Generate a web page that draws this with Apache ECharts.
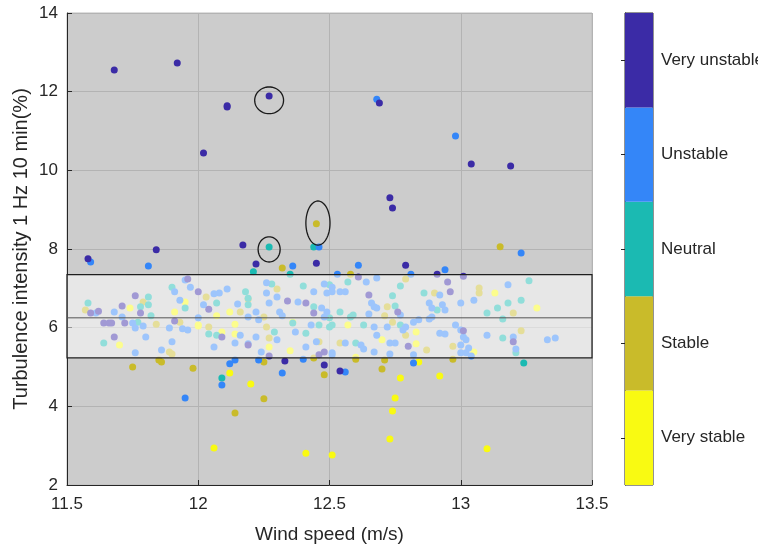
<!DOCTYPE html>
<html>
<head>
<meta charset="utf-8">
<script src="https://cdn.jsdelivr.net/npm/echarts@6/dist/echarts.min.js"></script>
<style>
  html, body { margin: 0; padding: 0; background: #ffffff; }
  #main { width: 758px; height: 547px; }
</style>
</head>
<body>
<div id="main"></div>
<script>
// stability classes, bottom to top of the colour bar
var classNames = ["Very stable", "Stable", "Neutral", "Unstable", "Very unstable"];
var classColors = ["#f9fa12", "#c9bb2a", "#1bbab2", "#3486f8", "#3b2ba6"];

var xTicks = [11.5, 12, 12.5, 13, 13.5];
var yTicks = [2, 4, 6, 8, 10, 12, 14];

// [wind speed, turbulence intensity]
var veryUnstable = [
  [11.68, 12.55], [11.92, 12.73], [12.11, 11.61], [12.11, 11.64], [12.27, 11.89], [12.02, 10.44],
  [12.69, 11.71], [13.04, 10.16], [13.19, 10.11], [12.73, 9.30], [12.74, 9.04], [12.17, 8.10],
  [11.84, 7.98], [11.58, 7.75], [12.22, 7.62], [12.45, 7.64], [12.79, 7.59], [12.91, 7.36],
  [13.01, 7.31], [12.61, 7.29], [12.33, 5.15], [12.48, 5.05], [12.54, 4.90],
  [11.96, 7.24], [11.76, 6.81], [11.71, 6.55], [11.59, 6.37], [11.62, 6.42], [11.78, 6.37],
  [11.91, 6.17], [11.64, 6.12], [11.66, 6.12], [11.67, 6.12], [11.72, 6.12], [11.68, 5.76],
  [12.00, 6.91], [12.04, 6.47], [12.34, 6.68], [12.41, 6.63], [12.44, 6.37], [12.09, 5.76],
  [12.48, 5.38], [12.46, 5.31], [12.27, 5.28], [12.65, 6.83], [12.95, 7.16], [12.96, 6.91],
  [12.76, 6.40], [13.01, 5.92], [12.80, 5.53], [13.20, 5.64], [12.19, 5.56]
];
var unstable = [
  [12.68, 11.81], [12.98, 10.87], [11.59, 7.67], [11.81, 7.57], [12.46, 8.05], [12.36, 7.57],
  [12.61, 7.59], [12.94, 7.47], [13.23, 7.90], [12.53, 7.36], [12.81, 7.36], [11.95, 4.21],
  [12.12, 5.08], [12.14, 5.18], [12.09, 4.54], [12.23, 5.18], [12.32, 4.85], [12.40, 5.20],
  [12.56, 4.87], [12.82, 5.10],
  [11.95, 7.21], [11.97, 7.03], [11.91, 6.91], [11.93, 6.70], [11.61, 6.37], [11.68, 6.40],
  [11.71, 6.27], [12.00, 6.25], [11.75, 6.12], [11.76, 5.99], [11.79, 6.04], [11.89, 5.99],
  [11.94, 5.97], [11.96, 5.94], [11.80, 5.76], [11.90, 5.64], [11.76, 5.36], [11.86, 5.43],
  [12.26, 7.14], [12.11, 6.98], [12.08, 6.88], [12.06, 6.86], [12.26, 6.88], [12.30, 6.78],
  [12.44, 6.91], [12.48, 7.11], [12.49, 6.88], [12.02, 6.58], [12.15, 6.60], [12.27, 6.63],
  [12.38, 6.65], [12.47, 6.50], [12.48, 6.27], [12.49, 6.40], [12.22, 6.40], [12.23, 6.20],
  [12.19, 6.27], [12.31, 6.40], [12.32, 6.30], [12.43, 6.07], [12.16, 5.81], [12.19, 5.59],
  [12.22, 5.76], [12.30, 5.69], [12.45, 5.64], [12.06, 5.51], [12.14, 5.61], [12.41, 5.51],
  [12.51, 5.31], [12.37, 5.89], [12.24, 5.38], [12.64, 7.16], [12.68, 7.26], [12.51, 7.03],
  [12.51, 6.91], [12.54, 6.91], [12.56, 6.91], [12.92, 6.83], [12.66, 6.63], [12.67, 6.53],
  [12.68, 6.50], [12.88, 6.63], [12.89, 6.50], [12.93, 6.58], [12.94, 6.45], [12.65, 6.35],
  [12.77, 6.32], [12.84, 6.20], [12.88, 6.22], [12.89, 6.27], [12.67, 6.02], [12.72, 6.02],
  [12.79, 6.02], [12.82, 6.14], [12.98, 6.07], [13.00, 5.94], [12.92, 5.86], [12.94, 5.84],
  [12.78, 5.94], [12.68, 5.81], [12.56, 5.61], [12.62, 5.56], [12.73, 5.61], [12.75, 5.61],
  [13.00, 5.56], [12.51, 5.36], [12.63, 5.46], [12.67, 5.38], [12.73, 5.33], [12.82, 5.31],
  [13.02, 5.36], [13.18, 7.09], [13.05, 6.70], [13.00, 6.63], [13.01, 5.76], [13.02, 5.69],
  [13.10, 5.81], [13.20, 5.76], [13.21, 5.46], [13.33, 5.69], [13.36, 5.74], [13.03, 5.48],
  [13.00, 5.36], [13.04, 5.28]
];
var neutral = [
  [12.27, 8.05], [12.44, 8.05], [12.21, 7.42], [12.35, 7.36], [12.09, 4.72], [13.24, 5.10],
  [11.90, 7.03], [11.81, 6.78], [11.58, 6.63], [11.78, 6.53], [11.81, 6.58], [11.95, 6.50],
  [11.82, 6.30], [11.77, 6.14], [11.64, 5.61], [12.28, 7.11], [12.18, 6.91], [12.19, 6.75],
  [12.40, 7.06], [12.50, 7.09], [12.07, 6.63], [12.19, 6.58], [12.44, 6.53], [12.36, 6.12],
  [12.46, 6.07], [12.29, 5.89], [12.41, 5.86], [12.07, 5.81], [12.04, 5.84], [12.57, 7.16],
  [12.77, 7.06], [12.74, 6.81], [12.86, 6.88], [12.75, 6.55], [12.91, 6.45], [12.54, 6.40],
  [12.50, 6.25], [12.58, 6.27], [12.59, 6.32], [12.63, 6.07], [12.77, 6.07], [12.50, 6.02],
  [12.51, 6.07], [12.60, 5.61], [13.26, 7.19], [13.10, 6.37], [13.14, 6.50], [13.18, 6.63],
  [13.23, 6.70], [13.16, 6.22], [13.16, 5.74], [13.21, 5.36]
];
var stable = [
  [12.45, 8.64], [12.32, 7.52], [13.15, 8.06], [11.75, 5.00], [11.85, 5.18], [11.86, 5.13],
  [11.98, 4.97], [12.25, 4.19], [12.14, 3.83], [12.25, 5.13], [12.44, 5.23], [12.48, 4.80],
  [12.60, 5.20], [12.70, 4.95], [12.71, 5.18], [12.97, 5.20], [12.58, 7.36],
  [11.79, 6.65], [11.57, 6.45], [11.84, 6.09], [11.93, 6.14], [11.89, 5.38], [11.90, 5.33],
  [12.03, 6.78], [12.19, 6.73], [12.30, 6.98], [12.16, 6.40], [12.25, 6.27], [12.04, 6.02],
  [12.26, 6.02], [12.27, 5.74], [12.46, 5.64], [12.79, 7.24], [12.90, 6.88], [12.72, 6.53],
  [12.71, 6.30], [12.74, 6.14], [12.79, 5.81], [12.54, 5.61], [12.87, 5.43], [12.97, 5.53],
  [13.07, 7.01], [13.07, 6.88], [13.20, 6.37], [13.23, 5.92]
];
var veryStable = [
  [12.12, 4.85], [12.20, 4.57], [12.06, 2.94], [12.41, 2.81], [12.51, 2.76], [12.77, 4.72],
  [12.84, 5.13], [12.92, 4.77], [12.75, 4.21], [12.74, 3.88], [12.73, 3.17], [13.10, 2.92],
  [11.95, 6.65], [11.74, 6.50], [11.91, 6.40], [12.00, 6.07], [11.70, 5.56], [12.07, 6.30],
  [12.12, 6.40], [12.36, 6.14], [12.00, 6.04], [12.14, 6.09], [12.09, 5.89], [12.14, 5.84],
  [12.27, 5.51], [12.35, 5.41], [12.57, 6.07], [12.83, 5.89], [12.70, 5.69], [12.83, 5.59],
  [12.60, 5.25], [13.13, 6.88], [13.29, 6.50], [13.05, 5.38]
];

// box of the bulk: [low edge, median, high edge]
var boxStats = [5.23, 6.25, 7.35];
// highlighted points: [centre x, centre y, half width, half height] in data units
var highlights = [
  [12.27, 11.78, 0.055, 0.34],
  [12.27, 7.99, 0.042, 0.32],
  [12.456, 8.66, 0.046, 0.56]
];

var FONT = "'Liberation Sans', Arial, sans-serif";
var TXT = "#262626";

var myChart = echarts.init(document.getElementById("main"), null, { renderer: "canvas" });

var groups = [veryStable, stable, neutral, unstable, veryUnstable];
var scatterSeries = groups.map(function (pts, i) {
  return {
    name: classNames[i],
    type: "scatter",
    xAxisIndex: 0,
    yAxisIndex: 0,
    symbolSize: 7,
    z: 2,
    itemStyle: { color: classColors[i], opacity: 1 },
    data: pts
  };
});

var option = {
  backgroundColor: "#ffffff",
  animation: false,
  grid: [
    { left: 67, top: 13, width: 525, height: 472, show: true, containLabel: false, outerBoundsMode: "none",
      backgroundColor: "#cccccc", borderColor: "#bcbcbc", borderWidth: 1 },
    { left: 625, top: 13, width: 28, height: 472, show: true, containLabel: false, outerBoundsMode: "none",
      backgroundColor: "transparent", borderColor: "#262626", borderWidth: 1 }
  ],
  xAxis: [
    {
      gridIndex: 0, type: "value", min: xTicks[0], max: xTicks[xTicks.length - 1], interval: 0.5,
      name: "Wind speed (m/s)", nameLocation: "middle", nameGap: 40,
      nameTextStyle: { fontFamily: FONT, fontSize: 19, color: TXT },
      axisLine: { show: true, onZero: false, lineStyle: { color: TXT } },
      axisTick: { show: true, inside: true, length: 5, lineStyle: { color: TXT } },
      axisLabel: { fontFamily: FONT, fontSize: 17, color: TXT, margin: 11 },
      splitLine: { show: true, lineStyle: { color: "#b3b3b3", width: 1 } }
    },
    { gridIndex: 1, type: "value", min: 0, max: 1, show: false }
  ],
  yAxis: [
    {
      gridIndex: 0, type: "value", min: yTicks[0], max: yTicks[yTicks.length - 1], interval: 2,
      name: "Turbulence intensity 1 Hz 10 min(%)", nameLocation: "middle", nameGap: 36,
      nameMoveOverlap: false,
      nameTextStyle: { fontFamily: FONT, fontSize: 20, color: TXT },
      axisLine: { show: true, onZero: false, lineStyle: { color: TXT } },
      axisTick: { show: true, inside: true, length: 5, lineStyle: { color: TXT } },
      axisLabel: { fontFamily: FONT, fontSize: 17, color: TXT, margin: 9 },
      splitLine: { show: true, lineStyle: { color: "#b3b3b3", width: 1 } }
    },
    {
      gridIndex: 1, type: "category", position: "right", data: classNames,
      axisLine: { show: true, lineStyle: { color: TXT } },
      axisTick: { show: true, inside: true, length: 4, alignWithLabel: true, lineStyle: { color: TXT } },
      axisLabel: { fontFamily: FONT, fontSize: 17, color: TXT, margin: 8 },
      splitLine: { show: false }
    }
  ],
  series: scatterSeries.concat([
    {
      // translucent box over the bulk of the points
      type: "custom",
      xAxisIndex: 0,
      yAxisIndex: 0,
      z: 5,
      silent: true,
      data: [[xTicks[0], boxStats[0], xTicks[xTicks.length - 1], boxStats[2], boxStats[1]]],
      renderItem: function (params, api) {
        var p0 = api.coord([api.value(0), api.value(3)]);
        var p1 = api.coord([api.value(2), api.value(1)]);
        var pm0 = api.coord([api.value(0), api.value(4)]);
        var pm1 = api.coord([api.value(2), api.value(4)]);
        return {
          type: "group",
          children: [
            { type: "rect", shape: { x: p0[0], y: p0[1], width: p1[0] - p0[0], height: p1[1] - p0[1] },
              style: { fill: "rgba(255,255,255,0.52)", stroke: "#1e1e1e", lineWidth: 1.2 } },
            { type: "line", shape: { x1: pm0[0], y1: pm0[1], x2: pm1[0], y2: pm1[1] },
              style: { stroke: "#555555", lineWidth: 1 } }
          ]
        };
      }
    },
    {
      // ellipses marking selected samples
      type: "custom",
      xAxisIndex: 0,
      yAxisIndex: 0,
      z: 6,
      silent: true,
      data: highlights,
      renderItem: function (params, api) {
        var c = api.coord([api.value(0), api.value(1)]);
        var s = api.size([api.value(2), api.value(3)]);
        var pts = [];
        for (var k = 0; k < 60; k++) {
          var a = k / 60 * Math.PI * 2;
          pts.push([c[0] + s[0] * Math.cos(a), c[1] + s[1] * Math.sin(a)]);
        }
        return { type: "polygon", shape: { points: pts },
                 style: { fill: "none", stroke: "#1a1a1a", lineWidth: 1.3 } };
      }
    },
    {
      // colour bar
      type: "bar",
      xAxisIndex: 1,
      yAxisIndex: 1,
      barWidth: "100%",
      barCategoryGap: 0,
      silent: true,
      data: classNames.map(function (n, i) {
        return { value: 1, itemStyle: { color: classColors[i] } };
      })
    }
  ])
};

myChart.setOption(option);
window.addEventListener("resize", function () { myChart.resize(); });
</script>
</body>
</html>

# # #

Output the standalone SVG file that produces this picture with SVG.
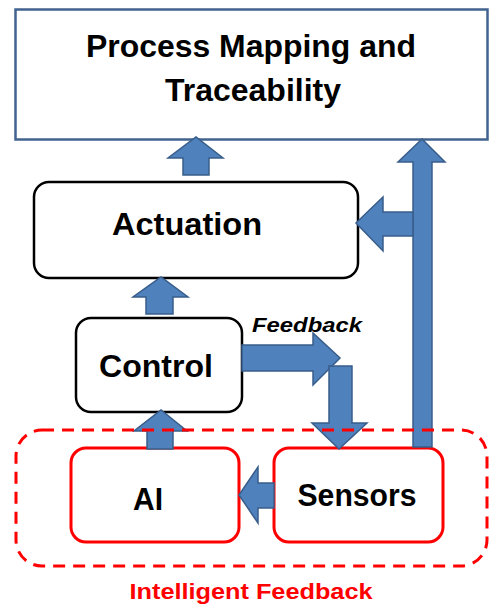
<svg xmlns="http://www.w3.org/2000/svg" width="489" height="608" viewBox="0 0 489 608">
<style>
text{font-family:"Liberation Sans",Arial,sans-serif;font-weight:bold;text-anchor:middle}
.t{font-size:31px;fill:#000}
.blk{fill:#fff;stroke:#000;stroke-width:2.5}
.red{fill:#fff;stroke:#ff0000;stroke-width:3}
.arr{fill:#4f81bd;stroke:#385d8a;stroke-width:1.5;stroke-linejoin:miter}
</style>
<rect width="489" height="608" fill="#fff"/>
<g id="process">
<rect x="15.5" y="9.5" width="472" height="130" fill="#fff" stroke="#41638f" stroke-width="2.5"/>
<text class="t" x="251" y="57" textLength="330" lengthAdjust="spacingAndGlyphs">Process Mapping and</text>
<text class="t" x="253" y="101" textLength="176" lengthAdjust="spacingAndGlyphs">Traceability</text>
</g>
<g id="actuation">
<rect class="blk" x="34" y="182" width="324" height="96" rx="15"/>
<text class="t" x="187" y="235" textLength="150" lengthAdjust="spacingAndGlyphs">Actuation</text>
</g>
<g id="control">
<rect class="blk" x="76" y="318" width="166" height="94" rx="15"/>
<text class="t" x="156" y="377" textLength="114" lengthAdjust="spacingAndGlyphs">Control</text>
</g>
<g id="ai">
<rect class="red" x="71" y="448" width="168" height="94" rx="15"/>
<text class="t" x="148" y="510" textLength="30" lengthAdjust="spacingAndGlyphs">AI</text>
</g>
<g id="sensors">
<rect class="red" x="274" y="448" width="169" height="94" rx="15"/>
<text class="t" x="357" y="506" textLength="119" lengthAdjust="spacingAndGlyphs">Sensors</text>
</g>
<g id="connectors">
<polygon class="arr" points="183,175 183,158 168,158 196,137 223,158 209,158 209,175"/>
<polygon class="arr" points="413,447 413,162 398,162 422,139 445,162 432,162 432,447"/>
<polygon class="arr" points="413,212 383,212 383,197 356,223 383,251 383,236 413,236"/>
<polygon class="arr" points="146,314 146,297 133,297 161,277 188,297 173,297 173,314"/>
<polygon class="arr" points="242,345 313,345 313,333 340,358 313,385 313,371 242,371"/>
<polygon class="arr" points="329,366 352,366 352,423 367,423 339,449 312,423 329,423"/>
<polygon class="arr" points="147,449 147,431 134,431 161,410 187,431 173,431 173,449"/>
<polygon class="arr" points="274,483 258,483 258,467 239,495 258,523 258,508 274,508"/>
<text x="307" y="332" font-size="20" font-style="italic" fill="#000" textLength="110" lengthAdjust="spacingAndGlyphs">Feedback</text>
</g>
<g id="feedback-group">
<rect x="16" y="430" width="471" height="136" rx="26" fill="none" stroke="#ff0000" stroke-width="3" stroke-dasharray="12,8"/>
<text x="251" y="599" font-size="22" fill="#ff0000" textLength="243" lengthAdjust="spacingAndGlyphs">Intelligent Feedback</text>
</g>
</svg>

# # #

* [PROBLEM TO WORK ON]:
Omit all pictures, then copy the lines between the ones holding "Generate a web" and "var yTicks = [2, 4, 6, 8, 10, 12, 14];", inclusive.

* [ANSWER TO THIS TASK]:
Generate a web page that draws this with Apache ECharts.
<!DOCTYPE html>
<html>
<head>
<meta charset="utf-8">
<script src="https://cdn.jsdelivr.net/npm/echarts@6/dist/echarts.min.js"></script>
<style>
  html, body { margin: 0; padding: 0; background: #ffffff; }
  #main { width: 758px; height: 547px; }
</style>
</head>
<body>
<div id="main"></div>
<script>
// stability classes, bottom to top of the colour bar
var classNames = ["Very stable", "Stable", "Neutral", "Unstable", "Very unstable"];
var classColors = ["#f9fa12", "#c9bb2a", "#1bbab2", "#3486f8", "#3b2ba6"];

var xTicks = [11.5, 12, 12.5, 13, 13.5];
var yTicks = [2, 4, 6, 8, 10, 12, 14];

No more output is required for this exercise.